Ligand discovery and optimisation for metal catalysed asymmetric synthesis
Identifying a suitable ligand is central to achieving high enantioselectivity in a metal catalysed reaction. The group has developed several new classes of ligand based principally on ferrocene and a related cobalt sandwich complex. These usually display planar and central chirality, and the basis of our approach to ligand optimisation involves controlling the selective formation of two or more of these chirality elements, and identifying the matched stereochemical relationship.
Ferrocene-based ligands developed by several groups have been applied extensively in metal catalysed asymmetric synthesis, and many are available commercially from catalogue suppliers as summarised here. To aid the process of ligand identification, reaction summaries are provided for several of these ligand classes.
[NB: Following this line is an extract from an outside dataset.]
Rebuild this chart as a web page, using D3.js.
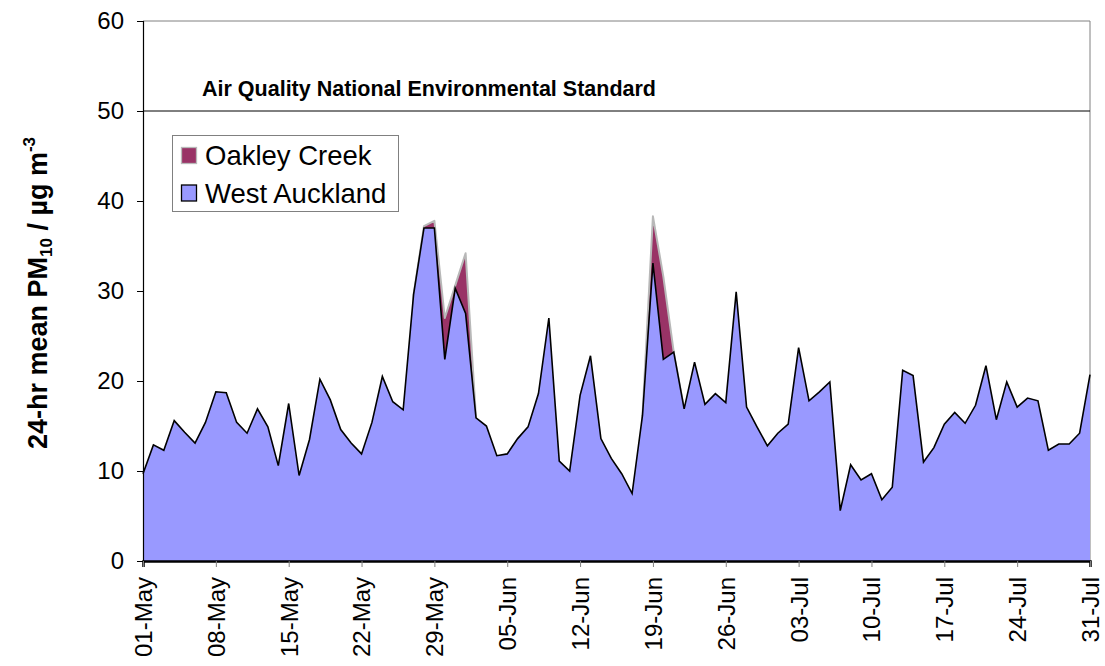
<!DOCTYPE html>
<html>
<head>
<meta charset="utf-8">
<script src="https://cdn.jsdelivr.net/npm/d3@7"></script>
<style>
  html, body { margin: 0; padding: 0; background: #fff; }
  svg { display: block; font-family: "Liberation Sans", Arial, sans-serif; }
</style>
</head>
<body>
<svg id="chart" width="1105" height="666"></svg>
<script>
// ---- Data ----
const startDate = "2005-05-01";
const westAuckland = [
  9.7, 12.9, 12.3, 15.6, 14.3, 13.1, 15.4, 18.8, 18.7, 15.4,
  14.2, 16.9, 14.9, 10.6, 17.5, 9.5, 13.5, 20.2, 17.9, 14.6,
  13.1, 11.9, 15.4, 20.5, 17.7, 16.8, 29.6, 37.0, 37.0, 22.4,
  30.3, 27.5, 15.9, 15.0, 11.7, 11.9, 13.6, 14.9, 18.6, 27.0,
  11.1, 10.0, 18.4, 22.8, 13.6, 11.4, 9.7, 7.5, 16.2, 33.1,
  22.4, 23.2, 16.9, 22.1, 17.4, 18.6, 17.6, 29.9, 17.1, 14.9,
  12.8, 14.2, 15.2, 23.7, 17.8, 18.8, 19.9, 5.6, 10.7, 9.0,
  9.7, 6.8, 8.2, 21.2, 20.6, 11.0, 12.6, 15.2, 16.5, 15.3,
  17.3, 21.7, 15.7, 19.9, 17.1, 18.1, 17.8, 12.3, 13.0, 13.0,
  14.2, 20.7
];
// Oakley Creek: only the parts that rise above West Auckland are visible
const oakleyCreek = [
  null, null, null, null, null, null, null, null, null, null,
  null, null, null, null, null, null, null, null, null, null,
  null, null, null, null, null, null, 29.6, 37.2, 37.8, 27.0,
  30.6, 34.2, 15.9, null, null, null, null, null, null, null,
  null, null, null, null, null, null, null, null, 16.2, 38.3,
  31.6, 23.2, 16.9, null, null, null, null, null, null, null,
  null, null, null, null, null, null, null, null, null, null,
  null, null, null, null, null, null, null, null, null, null,
  null, null, null, null, null, null, null, null, null, null,
  null, null
];
const xTickLabels = ["01-May","08-May","15-May","22-May","29-May","05-Jun","12-Jun",
                     "19-Jun","26-Jun","03-Jul","10-Jul","17-Jul","24-Jul","31-Jul"];
const yTicks = [0, 10, 20, 30, 40, 50, 60];
const standardValue = 50;
const standardLabel = "Air Quality National Environmental Standard";
const seriesNames = ["Oakley Creek", "West Auckland"];
const seriesColors = ["#993366", "#9999ff"];

// ---- Layout ----
const svg = d3.select("#chart");
const pLeft = 143, pRight = 1090, pTop = 21, pBottom = 561;
const FONT = "Liberation Sans, Arial, sans-serif";

const parse = d3.timeParse("%Y-%m-%d");
const d0 = parse(startDate);
const dates = westAuckland.map((_, i) => d3.timeDay.offset(d0, i));

const x = d3.scaleTime().domain([dates[0], dates[dates.length - 1]]).range([pLeft, pRight]);
const y = d3.scaleLinear().domain([0, 60]).range([pBottom, pTop]);

// plot border (top & right)
svg.append("path")
  .attr("d", `M${pLeft},${pTop}H${pRight}V${pBottom}`)
  .attr("fill", "none").attr("stroke", "#808080").attr("stroke-width", 1);

// Oakley Creek area (behind)
const oakData = oakleyCreek.map((v, i) => ({ d: dates[i], v }));
const areaO = d3.area().defined(p => p.v !== null)
  .x(p => x(p.d)).y0(y(0)).y1(p => y(p.v));
svg.append("path").datum(oakData)
  .attr("d", areaO)
  .attr("fill", seriesColors[0])
  .attr("stroke", "#b8b8b8").attr("stroke-width", 2).attr("stroke-linejoin", "round");

// West Auckland area (front)
const waData = westAuckland.map((v, i) => ({ d: dates[i], v }));
const areaW = d3.area().x(p => x(p.d)).y0(y(0)).y1(p => y(p.v));
svg.append("path").datum(waData)
  .attr("d", areaW)
  .attr("fill", seriesColors[1]).attr("stroke", "none");
svg.append("path").datum(waData)
  .attr("d", d3.line().x(p => x(p.d)).y(p => y(p.v)))
  .attr("fill", "none").attr("stroke", "#000").attr("stroke-width", 1.6)
  .attr("stroke-linejoin", "miter");

// Standard line
svg.append("line")
  .attr("x1", pLeft).attr("x2", pRight)
  .attr("y1", y(standardValue)).attr("y2", y(standardValue))
  .attr("stroke", "#000").attr("stroke-width", 1);
svg.append("text")
  .attr("x", 202).attr("y", 96)
  .attr("font-size", 21.5).attr("font-weight", "bold")
  .text(standardLabel);

// Y axis
const yAxis = d3.axisLeft(y).tickValues(yTicks).tickSize(6).tickPadding(13).tickFormat(d3.format("d"));
const gy = svg.append("g").attr("transform", `translate(${pLeft},0)`).call(yAxis);
gy.select(".domain").attr("stroke", "#000").attr("stroke-width", 1.2);
gy.selectAll(".tick line").attr("stroke", "#000");
gy.selectAll(".tick text").attr("font-size", 24).attr("fill", "#000")
  .attr("font-family", FONT);

// X axis
const tickDates = xTickLabels.map((_, i) => d3.timeDay.offset(d0, i * 7));
const xAxis = d3.axisBottom(x).tickValues(tickDates).tickSize(6)
  .tickFormat((d, i) => xTickLabels[i]);
const gx = svg.append("g").attr("transform", `translate(0,${pBottom})`).call(xAxis);
gx.select(".domain").attr("stroke", "#000").attr("stroke-width", 2.5);
gx.selectAll(".tick line").attr("stroke", "#808080");
gx.selectAll(".tick text")
  .attr("font-size", 24).attr("fill", "#000")
  .attr("font-family", FONT)
  .attr("transform", "rotate(-90)")
  .attr("text-anchor", "end")
  .attr("x", -16).attr("y", 0).attr("dy", "0.35em");

// Y axis title
const yt = svg.append("text")
  .attr("transform", "translate(47,293) rotate(-90)")
  .attr("text-anchor", "middle")
  .attr("font-size", 27).attr("font-weight", "bold");
yt.append("tspan").text("24-hr mean PM");
yt.append("tspan").attr("font-size", 17).attr("dy", 5).text("10");
yt.append("tspan").attr("dy", -5).text(" / µg m");
yt.append("tspan").attr("font-size", 17).attr("dy", -12).text("-3");

// Legend
const lg = svg.append("g");
lg.append("rect").attr("x", 172.5).attr("y", 135.5).attr("width", 226).attr("height", 76)
  .attr("fill", "#fff").attr("stroke", "#808080").attr("stroke-width", 1);
seriesNames.forEach((name, i) => {
  const yy = 147 + i * 37.5;
  lg.append("rect").attr("x", 181.5).attr("y", yy + 0.5).attr("width", 15).attr("height", 16)
    .attr("fill", seriesColors[i])
    .attr("stroke", i === 0 ? "#b8b8b8" : "#000").attr("stroke-width", 1.3);
  lg.append("text").attr("x", 205).attr("y", yy + 18)
    .attr("font-size", 27.5).text(name);
});
</script>
</body>
</html>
Metallacycles as catalysts and precatalysts in asymmetric synthesis
Metallacycles are typically bidentate ligand-metal complexes synthesised by C-H activation. Use of a ferrocene or cobalt sandwich complex precursor results in a new element of planar chirality, and the group has developed several stereoselective methods to control this reaction. Planar chiral metallacycles, notably palladacycles, have been widely used as catalysts in asymmetric synthesis. In addition they have the potential to be used as precatalysts following introduction of an additional ligating group (Y) and metal capture.
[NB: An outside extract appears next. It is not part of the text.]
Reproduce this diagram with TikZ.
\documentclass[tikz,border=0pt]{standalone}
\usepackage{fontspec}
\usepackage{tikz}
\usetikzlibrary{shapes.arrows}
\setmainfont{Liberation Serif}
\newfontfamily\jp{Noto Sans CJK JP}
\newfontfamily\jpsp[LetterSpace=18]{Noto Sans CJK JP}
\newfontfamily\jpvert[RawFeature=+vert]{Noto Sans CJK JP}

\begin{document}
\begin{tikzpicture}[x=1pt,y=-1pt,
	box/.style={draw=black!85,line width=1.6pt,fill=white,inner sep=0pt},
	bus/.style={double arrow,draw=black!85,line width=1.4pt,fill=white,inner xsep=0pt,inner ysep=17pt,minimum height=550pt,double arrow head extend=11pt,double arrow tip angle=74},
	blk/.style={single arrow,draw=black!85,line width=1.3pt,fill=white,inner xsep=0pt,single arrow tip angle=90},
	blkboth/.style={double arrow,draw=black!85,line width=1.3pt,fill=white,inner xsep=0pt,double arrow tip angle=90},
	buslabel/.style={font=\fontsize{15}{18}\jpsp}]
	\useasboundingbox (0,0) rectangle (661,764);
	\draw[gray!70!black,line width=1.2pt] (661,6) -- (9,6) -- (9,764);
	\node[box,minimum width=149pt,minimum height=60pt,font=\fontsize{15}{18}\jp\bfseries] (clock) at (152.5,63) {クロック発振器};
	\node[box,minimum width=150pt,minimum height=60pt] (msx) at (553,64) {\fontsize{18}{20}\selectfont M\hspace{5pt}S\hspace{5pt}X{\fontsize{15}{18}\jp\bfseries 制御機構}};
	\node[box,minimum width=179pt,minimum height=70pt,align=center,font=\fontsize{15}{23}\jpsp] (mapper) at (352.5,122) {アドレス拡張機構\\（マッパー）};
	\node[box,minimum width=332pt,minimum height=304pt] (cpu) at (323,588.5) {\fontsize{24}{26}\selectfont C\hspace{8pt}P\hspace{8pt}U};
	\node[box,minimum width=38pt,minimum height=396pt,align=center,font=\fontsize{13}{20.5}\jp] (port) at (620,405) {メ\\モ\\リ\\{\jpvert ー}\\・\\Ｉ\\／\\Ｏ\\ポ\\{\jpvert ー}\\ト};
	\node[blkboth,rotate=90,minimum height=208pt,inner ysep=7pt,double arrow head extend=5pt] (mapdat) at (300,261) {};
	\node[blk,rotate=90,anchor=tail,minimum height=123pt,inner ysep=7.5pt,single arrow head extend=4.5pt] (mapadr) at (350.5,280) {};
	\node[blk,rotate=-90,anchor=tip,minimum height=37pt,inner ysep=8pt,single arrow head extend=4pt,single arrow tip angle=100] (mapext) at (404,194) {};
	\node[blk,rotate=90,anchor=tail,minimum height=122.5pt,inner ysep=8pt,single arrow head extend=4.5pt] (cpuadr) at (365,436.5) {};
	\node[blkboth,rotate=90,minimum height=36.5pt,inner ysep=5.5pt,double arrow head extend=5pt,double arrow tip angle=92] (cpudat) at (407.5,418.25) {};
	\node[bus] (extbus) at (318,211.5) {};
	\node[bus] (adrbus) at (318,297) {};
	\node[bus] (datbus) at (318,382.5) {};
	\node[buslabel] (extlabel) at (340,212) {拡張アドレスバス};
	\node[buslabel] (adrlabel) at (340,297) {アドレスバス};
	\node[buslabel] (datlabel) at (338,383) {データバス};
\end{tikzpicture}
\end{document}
Sequential catalysis and the synthesis of bioactive compounds
The products of asymmetric catalysis may be further diversified by linking to a second catalysed process where orthogonal reactivity is exploited to give additional structural, functional group and stereochemical complexity. In this way simple prochiral starting materials are converted quickly into novel fragment and lead-like compounds, starting points for the discovery of bioactive compounds.